**DATA SEGMENT:**
* * *

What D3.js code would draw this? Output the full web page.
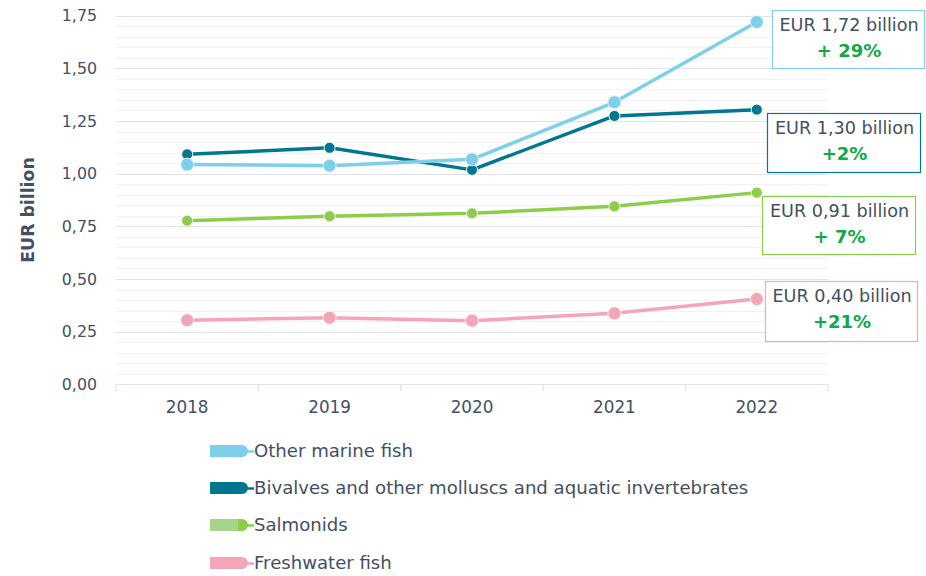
<!DOCTYPE html>
<html><head><meta charset="utf-8">
<script src="https://cdn.jsdelivr.net/npm/d3@7"></script>
<style>
html,body{margin:0;padding:0;background:#fff;}
svg{display:block;font-family:"DejaVu Sans",sans-serif;}
</style></head>
<body><svg id="c" width="926" height="576"></svg>
<script>
const years = ["2018","2019","2020","2021","2022"];
const seriesNames = ["Other marine fish","Bivalves and other molluscs and aquatic invertebrates","Salmonids","Freshwater fish"];
const otherMarine = [1.043,1.038,1.068,1.339,1.72];
const bivalves = [1.092,1.123,1.018,1.274,1.304];
const salmonids = [0.777,0.798,0.812,0.845,0.91];
const freshwater = [0.304,0.316,0.302,0.337,0.405];
const yTicks = [0,0.25,0.5,0.75,1.0,1.25,1.5,1.75];
const boxValues = ["EUR 1,72 billion","EUR 1,30 billion","EUR 0,91 billion","EUR 0,40 billion"];
const boxChanges = ["+ 29%","+2%","+ 7%","+21%"];

const colors = ["#7dcfea","#00778f","#8ecd4a","#f4a6b8"];
const legendFill = ["#7dcfea","#00778f","#a6d38a","#f4a6b8"];
const radii = [6.5,5.5,5.5,6.5];
const data = [otherMarine,bivalves,salmonids,freshwater];

const svg = d3.select("#c");
const x = d3.scaleBand().domain(years).range([116,828]);
const y = d3.scaleLinear().domain([0,1.75]).range([384.3,15.7]);
const textCol = "#444f63";

// minor gridlines
const minor = d3.range(0,1.7501,0.05);
svg.append("g").selectAll("line").data(minor).join("line")
  .attr("x1",116).attr("x2",828)
  .attr("y1",d=>Math.round(y(d))+0.5).attr("y2",d=>Math.round(y(d))+0.5)
  .attr("stroke",d=>Math.abs(d/0.25-Math.round(d/0.25))<1e-6?"#dfe3ea":"#f1f2f5")
  .attr("stroke-width",1.2);

// y axis labels
svg.append("g").selectAll("text").data(yTicks).join("text")
  .attr("x",97).attr("y",d=>y(d)).attr("dy","0.35em")
  .attr("text-anchor","end").attr("fill",textCol).attr("font-size",15.8)
  .text(d=>d3.format(".2f")(d).replace(".",","));

// x axis
const xa = svg.append("g").attr("transform","translate(0,384.3)")
  .call(d3.axisBottom(x).tickSize(0).tickPadding(17));
xa.select(".domain").remove();
xa.selectAll("text").attr("fill",textCol).attr("font-size",16.8).attr("font-family","DejaVu Sans, sans-serif");
svg.append("line").attr("x1",116).attr("x2",828).attr("y1",384.5).attr("y2",384.5).attr("stroke","#dfe3ea").attr("stroke-width",1.2);
const bounds = years.map(d=>x(d)).concat([x.range()[1]]);
svg.append("g").selectAll("line").data(bounds).join("line")
  .attr("x1",d=>d).attr("x2",d=>d).attr("y1",384).attr("y2",391)
  .attr("stroke","#dfe3ea").attr("stroke-width",1.2);

// y title
svg.append("text").attr("transform","translate(28,210) rotate(-90)")
  .attr("text-anchor","middle").attr("font-weight","bold").attr("font-size",17.3)
  .attr("dy","0.35em").attr("fill",textCol).text("EUR billion");

// lines
const line = d3.line().x((d,i)=>x(years[i])+x.bandwidth()/2).y(d=>y(d));
const order = [3,2,1,0];
order.forEach(k=>{
  svg.append("path").datum(data[k]).attr("d",line).attr("fill","none")
    .attr("stroke",colors[k]).attr("stroke-width",3.5).attr("stroke-linejoin","round");
  svg.append("g").selectAll("circle").data(data[k]).join("circle")
    .attr("cx",(d,i)=>x(years[i])+x.bandwidth()/2).attr("cy",d=>y(d))
    .attr("r",radii[k]).attr("fill",colors[k]).attr("stroke","#eef0f0").attr("stroke-width",1);
});

// annotation boxes
const boxes = [[772,10,152,58],[767,113,153,59],[762,196,153,58],[765,281,152,60]];
boxes.forEach((b,k)=>{
  const g = svg.append("g");
  g.append("rect").attr("x",b[0]+0.5).attr("y",b[1]+0.5).attr("width",b[2]).attr("height",b[3])
    .attr("fill","#fff").attr("stroke",colors[k]).attr("stroke-width",1.2);
  g.append("text").attr("x",b[0]+b[2]/2+1).attr("y",b[1]+15).attr("dy","0.35em")
    .attr("text-anchor","middle").attr("fill",textCol).attr("font-size",17.6).text(boxValues[k]);
  g.append("text").attr("x",b[0]+b[2]/2+1).attr("y",b[1]+41).attr("dy","0.35em")
    .attr("text-anchor","middle").attr("fill","#12a84a").attr("font-weight","bold").attr("font-size",18).text(boxChanges[k]);
});

// legend
const ly = [451,488,525,563];
seriesNames.forEach((n,k)=>{
  const g = svg.append("g").attr("transform",`translate(0,${ly[k]})`);
  g.append("rect").attr("x",210).attr("y",-6).attr("width",30).attr("height",12).attr("fill",legendFill[k]);
  g.append("path").attr("d","M238,-6 L242,-6 A6,6 0 0 1 242,6 L238,6 Z").attr("fill",colors[k]);
  g.append("line").attr("x1",247).attr("x2",254).attr("y1",0.5).attr("y2",0.5).attr("stroke",colors[k]).attr("stroke-width",2.5);
  g.append("text").attr("x",254).attr("y",0).attr("dy","0.35em").attr("fill",textCol).attr("font-size",18.1).text(n);
});
</script></body></html>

* * *

**INSTRUCTIONS FOR THE TASK:**
Make an exact reproduction of the listing above, without any pictures.

**THE RESPONSE:**
What D3.js code would draw this? Output the full web page.
<!DOCTYPE html>
<html><head><meta charset="utf-8">
<script src="https://cdn.jsdelivr.net/npm/d3@7"></script>
<style>
html,body{margin:0;padding:0;background:#fff;}
svg{display:block;font-family:"DejaVu Sans",sans-serif;}
</style></head>
<body><svg id="c" width="926" height="576"></svg>
<script>
const years = ["2018","2019","2020","2021","2022"];
const seriesNames = ["Other marine fish","Bivalves and other molluscs and aquatic invertebrates","Salmonids","Freshwater fish"];
const otherMarine = [1.043,1.038,1.068,1.339,1.72];
const bivalves = [1.092,1.123,1.018,1.274,1.304];
const salmonids = [0.777,0.798,0.812,0.845,0.91];
const freshwater = [0.304,0.316,0.302,0.337,0.405];
const yTicks = [0,0.25,0.5,0.75,1.0,1.25,1.5,1.75];
const boxValues = ["EUR 1,72 billion","EUR 1,30 billion","EUR 0,91 billion","EUR 0,40 billion"];
const boxChanges = ["+ 29%","+2%","+ 7%","+21%"];

const colors = ["#7dcfea","#00778f","#8ecd4a","#f4a6b8"];
const legendFill = ["#7dcfea","#00778f","#a6d38a","#f4a6b8"];
const radii = [6.5,5.5,5.5,6.5];
const data = [otherMarine,bivalves,salmonids,freshwater];

const svg = d3.select("#c");
const x = d3.scaleBand().domain(years).range([116,828]);
const y = d3.scaleLinear().domain([0,1.75]).range([384.3,15.7]);
const textCol = "#444f63";

// minor gridlines
const minor = d3.range(0,1.7501,0.05);
svg.append("g").selectAll("line").data(minor).join("line")
  .attr("x1",116).attr("x2",828)
  .attr("y1",d=>Math.round(y(d))+0.5).attr("y2",d=>Math.round(y(d))+0.5)
  .attr("stroke",d=>Math.abs(d/0.25-Math.round(d/0.25))<1e-6?"#dfe3ea":"#f1f2f5")
  .attr("stroke-width",1.2);

// y axis labels
svg.append("g").selectAll("text").data(yTicks).join("text")
  .attr("x",97).attr("y",d=>y(d)).attr("dy","0.35em")
  .attr("text-anchor","end").attr("fill",textCol).attr("font-size",15.8)
  .text(d=>d3.format(".2f")(d).replace(".",","));

// x axis
const xa = svg.append("g").attr("transform","translate(0,384.3)")
  .call(d3.axisBottom(x).tickSize(0).tickPadding(17));
xa.select(".domain").remove();
xa.selectAll("text").attr("fill",textCol).attr("font-size",16.8).attr("font-family","DejaVu Sans, sans-serif");
svg.append("line").attr("x1",116).attr("x2",828).attr("y1",384.5).attr("y2",384.5).attr("stroke","#dfe3ea").attr("stroke-width",1.2);
const bounds = years.map(d=>x(d)).concat([x.range()[1]]);
svg.append("g").selectAll("line").data(bounds).join("line")
  .attr("x1",d=>d).attr("x2",d=>d).attr("y1",384).attr("y2",391)
  .attr("stroke","#dfe3ea").attr("stroke-width",1.2);

// y title
svg.append("text").attr("transform","translate(28,210) rotate(-90)")
  .attr("text-anchor","middle").attr("font-weight","bold").attr("font-size",17.3)
  .attr("dy","0.35em").attr("fill",textCol).text("EUR billion");

// lines
const line = d3.line().x((d,i)=>x(years[i])+x.bandwidth()/2).y(d=>y(d));
const order = [3,2,1,0];
order.forEach(k=>{
  svg.append("path").datum(data[k]).attr("d",line).attr("fill","none")
    .attr("stroke",colors[k]).attr("stroke-width",3.5).attr("stroke-linejoin","round");
  svg.append("g").selectAll("circle").data(data[k]).join("circle")
    .attr("cx",(d,i)=>x(years[i])+x.bandwidth()/2).attr("cy",d=>y(d))
    .attr("r",radii[k]).attr("fill",colors[k]).attr("stroke","#eef0f0").attr("stroke-width",1);
});

// annotation boxes
const boxes = [[772,10,152,58],[767,113,153,59],[762,196,153,58],[765,281,152,60]];
boxes.forEach((b,k)=>{
  const g = svg.append("g");
  g.append("rect").attr("x",b[0]+0.5).attr("y",b[1]+0.5).attr("width",b[2]).attr("height",b[3])
    .attr("fill","#fff").attr("stroke",colors[k]).attr("stroke-width",1.2);
  g.append("text").attr("x",b[0]+b[2]/2+1).attr("y",b[1]+15).attr("dy","0.35em")
    .attr("text-anchor","middle").attr("fill",textCol).attr("font-size",17.6).text(boxValues[k]);
  g.append("text").attr("x",b[0]+b[2]/2+1).attr("y",b[1]+41).attr("dy","0.35em")
    .attr("text-anchor","middle").attr("fill","#12a84a").attr("font-weight","bold").attr("font-size",18).text(boxChanges[k]);
});

// legend
const ly = [451,488,525,563];
seriesNames.forEach((n,k)=>{
  const g = svg.append("g").attr("transform",`translate(0,${ly[k]})`);
  g.append("rect").attr("x",210).attr("y",-6).attr("width",30).attr("height",12).attr("fill",legendFill[k]);
  g.append("path").attr("d","M238,-6 L242,-6 A6,6 0 0 1 242,6 L238,6 Z").attr("fill",colors[k]);
  g.append("line").attr("x1",247).attr("x2",254).attr("y1",0.5).attr("y2",0.5).attr("stroke",colors[k]).attr("stroke-width",2.5);
  g.append("text").attr("x",254).attr("y",0).attr("dy","0.35em").attr("fill",textCol).attr("font-size",18.1).text(n);
});
</script></body></html>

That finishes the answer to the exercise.